> _PROMPT_:
Copy the lines of the data below exactly, starting at the first and stopping after the line that contains "0.0038, 0.0011, 0.0006, 0.0003, 0.0002, 0.0001, 0.00005, 0.0]"; include no pictures.
----
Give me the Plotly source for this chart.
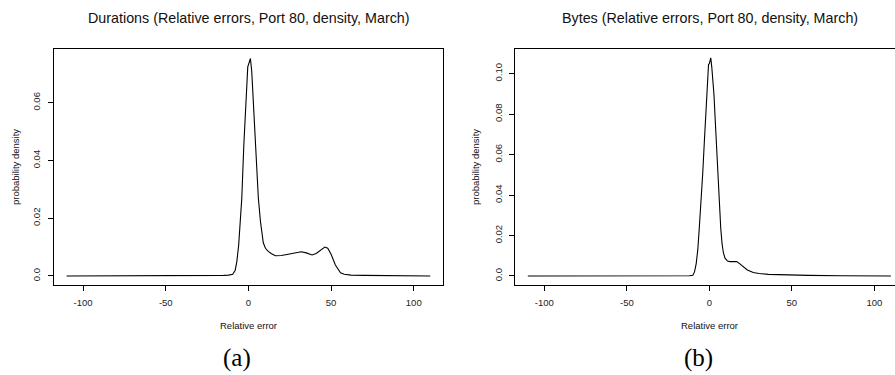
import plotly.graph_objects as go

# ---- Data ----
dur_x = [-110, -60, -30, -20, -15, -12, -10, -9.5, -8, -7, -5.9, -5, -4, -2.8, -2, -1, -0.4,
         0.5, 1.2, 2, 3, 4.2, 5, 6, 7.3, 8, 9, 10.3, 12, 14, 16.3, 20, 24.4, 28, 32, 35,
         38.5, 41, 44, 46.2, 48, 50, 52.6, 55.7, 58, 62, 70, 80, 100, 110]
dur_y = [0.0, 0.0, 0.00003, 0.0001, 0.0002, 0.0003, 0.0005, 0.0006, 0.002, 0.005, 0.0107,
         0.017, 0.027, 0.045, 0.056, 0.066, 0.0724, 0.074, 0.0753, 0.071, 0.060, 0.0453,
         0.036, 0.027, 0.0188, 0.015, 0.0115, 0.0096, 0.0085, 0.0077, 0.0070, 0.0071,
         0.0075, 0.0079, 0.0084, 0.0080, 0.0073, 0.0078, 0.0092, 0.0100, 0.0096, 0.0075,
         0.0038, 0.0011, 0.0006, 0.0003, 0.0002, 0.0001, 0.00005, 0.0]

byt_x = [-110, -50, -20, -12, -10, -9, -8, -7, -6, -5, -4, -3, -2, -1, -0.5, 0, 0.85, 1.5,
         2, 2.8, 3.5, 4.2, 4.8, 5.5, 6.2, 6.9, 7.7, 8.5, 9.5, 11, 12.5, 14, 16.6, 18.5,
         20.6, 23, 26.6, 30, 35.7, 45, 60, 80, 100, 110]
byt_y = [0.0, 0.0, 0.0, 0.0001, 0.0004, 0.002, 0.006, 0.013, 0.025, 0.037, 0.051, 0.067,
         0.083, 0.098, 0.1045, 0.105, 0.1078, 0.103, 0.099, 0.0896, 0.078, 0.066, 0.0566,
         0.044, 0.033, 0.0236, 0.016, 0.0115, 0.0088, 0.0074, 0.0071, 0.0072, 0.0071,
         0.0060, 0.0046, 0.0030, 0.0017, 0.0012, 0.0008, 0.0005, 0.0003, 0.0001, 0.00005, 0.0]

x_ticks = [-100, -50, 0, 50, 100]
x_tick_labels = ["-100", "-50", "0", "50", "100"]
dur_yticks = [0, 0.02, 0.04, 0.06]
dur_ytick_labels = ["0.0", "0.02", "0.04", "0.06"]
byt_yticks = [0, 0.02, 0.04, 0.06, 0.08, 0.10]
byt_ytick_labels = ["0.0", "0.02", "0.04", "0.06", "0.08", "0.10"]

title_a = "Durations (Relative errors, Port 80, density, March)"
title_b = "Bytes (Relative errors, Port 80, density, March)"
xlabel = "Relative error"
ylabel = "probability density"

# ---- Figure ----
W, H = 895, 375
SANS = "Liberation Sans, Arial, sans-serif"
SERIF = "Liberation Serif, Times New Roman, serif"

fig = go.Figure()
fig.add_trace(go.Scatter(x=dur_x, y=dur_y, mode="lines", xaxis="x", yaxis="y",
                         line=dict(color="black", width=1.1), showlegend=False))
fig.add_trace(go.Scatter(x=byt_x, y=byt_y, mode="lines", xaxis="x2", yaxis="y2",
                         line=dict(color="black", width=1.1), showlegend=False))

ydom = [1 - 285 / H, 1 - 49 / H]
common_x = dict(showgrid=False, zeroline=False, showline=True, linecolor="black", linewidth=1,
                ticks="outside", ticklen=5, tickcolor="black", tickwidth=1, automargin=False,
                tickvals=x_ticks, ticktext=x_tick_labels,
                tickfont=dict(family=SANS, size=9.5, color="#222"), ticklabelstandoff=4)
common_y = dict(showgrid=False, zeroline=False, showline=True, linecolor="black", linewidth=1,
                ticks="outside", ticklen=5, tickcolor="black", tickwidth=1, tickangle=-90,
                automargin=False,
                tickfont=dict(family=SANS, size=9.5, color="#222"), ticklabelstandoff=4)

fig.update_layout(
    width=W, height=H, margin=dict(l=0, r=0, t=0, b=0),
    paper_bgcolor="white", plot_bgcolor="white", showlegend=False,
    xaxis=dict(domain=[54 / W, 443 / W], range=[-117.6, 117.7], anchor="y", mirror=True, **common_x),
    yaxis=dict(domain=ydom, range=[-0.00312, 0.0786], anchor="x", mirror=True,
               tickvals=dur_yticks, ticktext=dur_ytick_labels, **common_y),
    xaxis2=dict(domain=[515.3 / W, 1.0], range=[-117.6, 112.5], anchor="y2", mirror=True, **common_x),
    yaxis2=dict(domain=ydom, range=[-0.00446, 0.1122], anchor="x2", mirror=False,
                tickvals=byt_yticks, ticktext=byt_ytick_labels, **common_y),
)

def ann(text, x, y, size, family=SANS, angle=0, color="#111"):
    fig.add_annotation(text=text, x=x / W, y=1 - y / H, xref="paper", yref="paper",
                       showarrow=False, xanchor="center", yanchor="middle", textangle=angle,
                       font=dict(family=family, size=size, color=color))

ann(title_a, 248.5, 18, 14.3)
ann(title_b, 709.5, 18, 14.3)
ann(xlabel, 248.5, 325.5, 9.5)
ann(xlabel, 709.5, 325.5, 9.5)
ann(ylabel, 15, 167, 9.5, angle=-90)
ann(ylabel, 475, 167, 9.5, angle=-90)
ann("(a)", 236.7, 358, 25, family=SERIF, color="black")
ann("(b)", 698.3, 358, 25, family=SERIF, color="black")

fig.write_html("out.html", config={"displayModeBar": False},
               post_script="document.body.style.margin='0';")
----
> _TASK RESPONSE_:
Give me the Plotly source for this chart.
import plotly.graph_objects as go

# ---- Data ----
dur_x = [-110, -60, -30, -20, -15, -12, -10, -9.5, -8, -7, -5.9, -5, -4, -2.8, -2, -1, -0.4,
         0.5, 1.2, 2, 3, 4.2, 5, 6, 7.3, 8, 9, 10.3, 12, 14, 16.3, 20, 24.4, 28, 32, 35,
         38.5, 41, 44, 46.2, 48, 50, 52.6, 55.7, 58, 62, 70, 80, 100, 110]
dur_y = [0.0, 0.0, 0.00003, 0.0001, 0.0002, 0.0003, 0.0005, 0.0006, 0.002, 0.005, 0.0107,
         0.017, 0.027, 0.045, 0.056, 0.066, 0.0724, 0.074, 0.0753, 0.071, 0.060, 0.0453,
         0.036, 0.027, 0.0188, 0.015, 0.0115, 0.0096, 0.0085, 0.0077, 0.0070, 0.0071,
         0.0075, 0.0079, 0.0084, 0.0080, 0.0073, 0.0078, 0.0092, 0.0100, 0.0096, 0.0075,
         0.0038, 0.0011, 0.0006, 0.0003, 0.0002, 0.0001, 0.00005, 0.0]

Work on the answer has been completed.